>> START Task data

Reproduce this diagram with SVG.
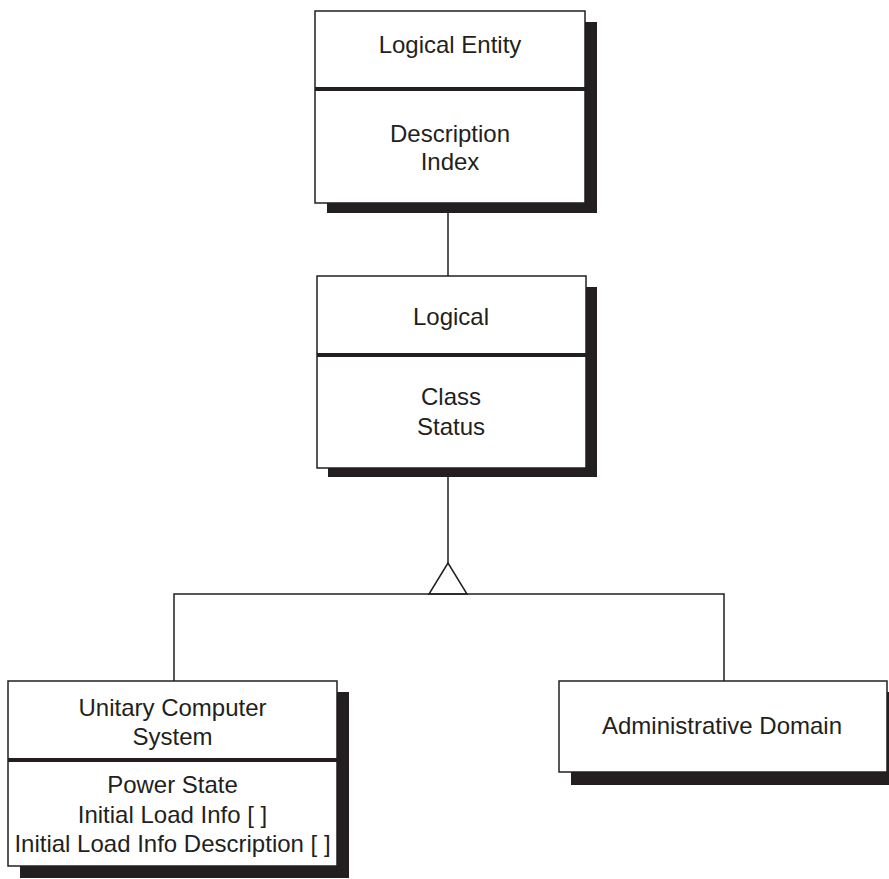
<svg xmlns="http://www.w3.org/2000/svg" width="889" height="879" viewBox="0 0 889 879">
  <style>
    .box { fill: #ffffff; stroke: #231f20; stroke-width: 1.5; }
    .shadow { fill: #231f20; stroke: none; }
    .div { stroke: #231f20; stroke-width: 4; }
    .conn { fill: none; stroke: #231f20; stroke-width: 1.5; }
    text { font-family: "Liberation Sans", Arial, sans-serif; font-size: 24px; fill: #231f20; text-anchor: middle; }
  </style>
  <rect width="889" height="879" fill="#ffffff"/>
  <g id="connectors">
    <line class="conn" x1="448" y1="203" x2="448" y2="276"/>
    <line class="conn" x1="448" y1="468" x2="448" y2="563"/>
    <polygon class="conn" points="448,563 429,594 467,594"/>
    <polyline class="conn" points="174,681 174,594 724,594 724,681"/>
  </g>
  <g id="logical-entity">
    <rect class="shadow" x="327" y="22" width="270" height="191"/>
    <rect class="box" x="315" y="11" width="270" height="192"/>
    <line class="div" x1="315" y1="89" x2="585" y2="89"/>
    <text x="450" y="53">Logical Entity</text>
    <text x="450" y="142">Description</text>
    <text x="450" y="170">Index</text>
  </g>
  <g id="logical">
    <rect class="shadow" x="328" y="287" width="269" height="190"/>
    <rect class="box" x="317" y="276" width="269" height="192"/>
    <line class="div" x1="317" y1="355" x2="586" y2="355"/>
    <text x="451" y="325">Logical</text>
    <text x="451" y="405">Class</text>
    <text x="451" y="435">Status</text>
  </g>
  <g id="unitary-computer-system">
    <rect class="shadow" x="20" y="692" width="329" height="186"/>
    <rect class="box" x="8" y="681" width="329" height="185"/>
    <line class="div" x1="8" y1="760" x2="337" y2="760"/>
    <text x="172.5" y="716">Unitary Computer</text>
    <text x="172.5" y="745">System</text>
    <text x="172.5" y="793">Power State</text>
    <text x="172.5" y="823">Initial Load Info [ ]</text>
    <text x="172.5" y="852">Initial Load Info Description [ ]</text>
  </g>
  <g id="administrative-domain">
    <rect class="shadow" x="571" y="692" width="330" height="93"/>
    <rect class="box" x="559" y="681" width="328" height="91"/>
    <text x="722" y="734">Administrative Domain</text>
  </g>
</svg>
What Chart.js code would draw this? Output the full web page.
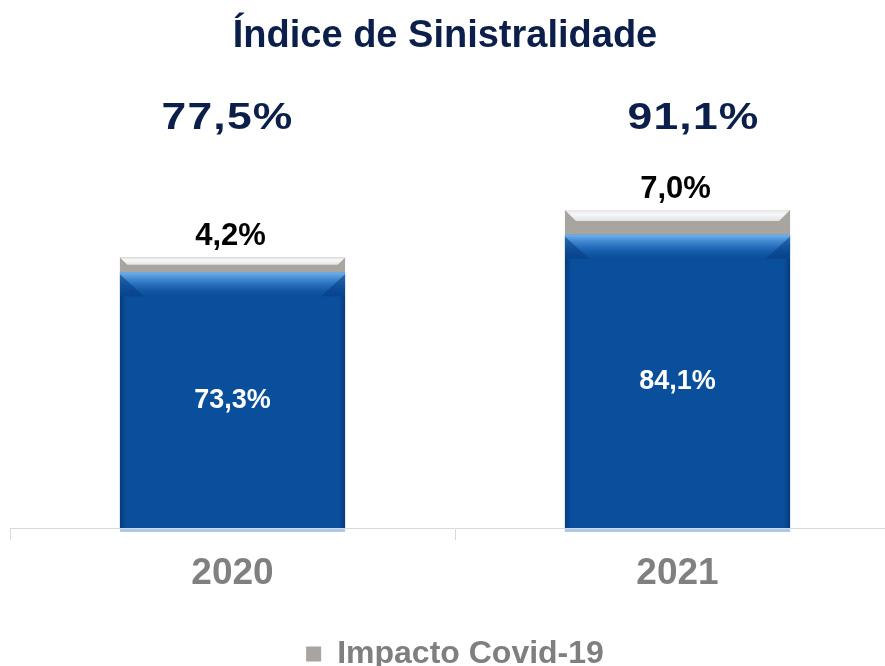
<!DOCTYPE html>
<html lang="pt-BR">
<head>
<meta charset="utf-8">
<title>Índice de Sinistralidade</title>
<script src="https://cdn.jsdelivr.net/npm/chart.js@4.4.1/dist/chart.umd.min.js"></script>
<style>
    html, body { margin: 0; padding: 0; background: #fff; overflow: hidden; }
    #grafico { display: block; }
</style>
</head>
<body>
<canvas id="grafico" width="900" height="680"></canvas>
<script>
const anos = ['2020', '2021'];
const sinistralidade = [73.3, 84.1];
const impactoCovid = [4.2, 7.0];
const totais = [77.5, 91.1];

const fonte = "'Liberation Sans', Arial, sans-serif";

function formatar(v) {
    return v.toFixed(1).replace('.', ',') + '%';
}

// bevel por cima das barras, pra ficar parecido com o grafico original
const chanfro = {
    id: 'chanfro',
    afterDatasetsDraw(chart) {
        const ctx = chart.ctx;
        chart.data.datasets.forEach((ds, di) => {
            const meta = chart.getDatasetMeta(di);
            meta.data.forEach(bar => {
                const x0 = bar.x - bar.width / 2;
                const x1 = bar.x + bar.width / 2;
                const y0 = bar.y;
                const y1 = bar.base;
                const h = y1 - y0;
                ctx.save();
                if (di === 0) {
                    const b = 24;
                    let g = ctx.createLinearGradient(0, y0, 0, y0 + b);
                    g.addColorStop(0, 'rgba(120,185,240,0.95)');
                    g.addColorStop(0.5, 'rgba(60,135,215,0.6)');
                    g.addColorStop(1, 'rgba(25,95,175,0)');
                    ctx.fillStyle = g;
                    ctx.fillRect(x0, y0, x1 - x0, b);
                    // cantos escuros
                    ctx.fillStyle = 'rgba(5,60,130,0.55)';
                    ctx.beginPath();
                    ctx.moveTo(x0, y0 + 2); ctx.lineTo(x0 + b, y0 + b); ctx.lineTo(x0, y0 + b);
                    ctx.closePath(); ctx.fill();
                    ctx.beginPath();
                    ctx.moveTo(x1, y0 + 2); ctx.lineTo(x1 - b, y0 + b); ctx.lineTo(x1, y0 + b);
                    ctx.closePath(); ctx.fill();
                    // bordas laterais
                    let gl = ctx.createLinearGradient(x0, 0, x0 + 6, 0);
                    gl.addColorStop(0, 'rgba(0,35,90,0.45)');
                    gl.addColorStop(1, 'rgba(0,35,90,0)');
                    ctx.fillStyle = gl;
                    ctx.fillRect(x0, y0 + b, 6, h - b);
                    let gr = ctx.createLinearGradient(x1, 0, x1 - 6, 0);
                    gr.addColorStop(0, 'rgba(0,35,90,0.45)');
                    gr.addColorStop(1, 'rgba(0,35,90,0)');
                    ctx.fillStyle = gr;
                    ctx.fillRect(x1 - 6, y0 + b, 6, h - b);
                    ctx.fillStyle = '#a8c8ec';
                    ctx.fillRect(x0, y1 + 1, x1 - x0, 3);
                } else {
                    const b = Math.min(h / 2, 11);
                    let g = ctx.createLinearGradient(0, y0, 0, y0 + b);
                    g.addColorStop(0, '#e6e6e6');
                    g.addColorStop(0.4, '#f6f7f8');
                    g.addColorStop(1, '#e2e2e2');
                    ctx.fillStyle = g;
                    ctx.beginPath();
                    ctx.moveTo(x0, y0); ctx.lineTo(x1, y0);
                    ctx.lineTo(x1 - b, y0 + b); ctx.lineTo(x0 + b, y0 + b);
                    ctx.closePath(); ctx.fill();
                }
                ctx.restore();
            });
        });
    }
};

// titulo, totais e rotulos
const rotulos = {
    id: 'rotulos',
    afterDraw(chart) {
        const ctx = chart.ctx;
        const azul = chart.getDatasetMeta(0).data;
        const cinza = chart.getDatasetMeta(1).data;
        const desloc = [-5, 16];
        ctx.save();
        ctx.textAlign = 'center';
        ctx.textBaseline = 'middle';

        ctx.fillStyle = '#0b1f4a';
        ctx.font = 'bold 38px ' + fonte;
        ctx.fillText('Índice de Sinistralidade', 445, 37);

        // totais com fonte "esticada"
        ctx.font = 'bold 37px ' + fonte;
        ctx.letterSpacing = '1px';
        totais.forEach((t, i) => {
            ctx.save();
            ctx.translate(azul[i].x + desloc[i], 119);
            ctx.scale(1.2, 1);
            ctx.fillText(formatar(t), 0, 0);
            ctx.restore();
        });
        ctx.letterSpacing = '0px';

        ctx.fillStyle = '#000';
        ctx.font = 'bold 31px ' + fonte;
        cinza.forEach((bar, i) => {
            ctx.fillText(formatar(impactoCovid[i]), bar.x - 2, bar.y - 21);
        });

        ctx.fillStyle = '#fff';
        ctx.font = 'bold 27px ' + fonte;
        azul.forEach((bar, i) => {
            ctx.fillText(formatar(sinistralidade[i]), bar.x, (bar.y + bar.base) / 2);
        });
        ctx.restore();
    }
};

new Chart(document.getElementById('grafico'), {
    type: 'bar',
    data: {
        labels: anos,
        datasets: [
            {
                label: 'Sinistralidade',
                data: sinistralidade,
                backgroundColor: '#0a4f9b',
                barPercentage: 0.506,
                categoryPercentage: 1
            },
            {
                label: 'Impacto Covid-19',
                data: impactoCovid,
                backgroundColor: '#a8a4a0',
                barPercentage: 0.506,
                categoryPercentage: 1
            }
        ]
    },
    options: {
        responsive: false,
        animation: false,
        layout: { padding: { top: 179, left: 10, right: 0, bottom: 0 } },
        scales: {
            x: {
                stacked: true,
                grid: { drawOnChartArea: false, color: '#d9d9d9', tickLength: 12 },
                border: { color: '#d9d9d9' },
                ticks: { color: '#808080', font: { family: fonte, size: 37, weight: 'bold' }, padding: 12 },
                afterFit(axis) { axis.height = 110; }
            },
            y: { stacked: true, display: false, min: 0, max: 100 }
        },
        plugins: {
            tooltip: { enabled: false },
            legend: {
                position: 'bottom',
                labels: {
                    filter: item => item.datasetIndex === 1,
                    color: '#7f7f7f',
                    font: { family: fonte, size: 32, weight: 'bold' },
                    boxWidth: 15,
                    boxHeight: 15,
                    padding: 0
                }
            }
        }
    },
    plugins: [chanfro, rotulos]
});
</script>
</body>
</html>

>> END Task data

> **Given exercise**
Write out every line of the preceding listing that contains "this".

> **Complete output**
Reproduce this diagram with SVG.
What Chart.js code would draw this? Output the full web page.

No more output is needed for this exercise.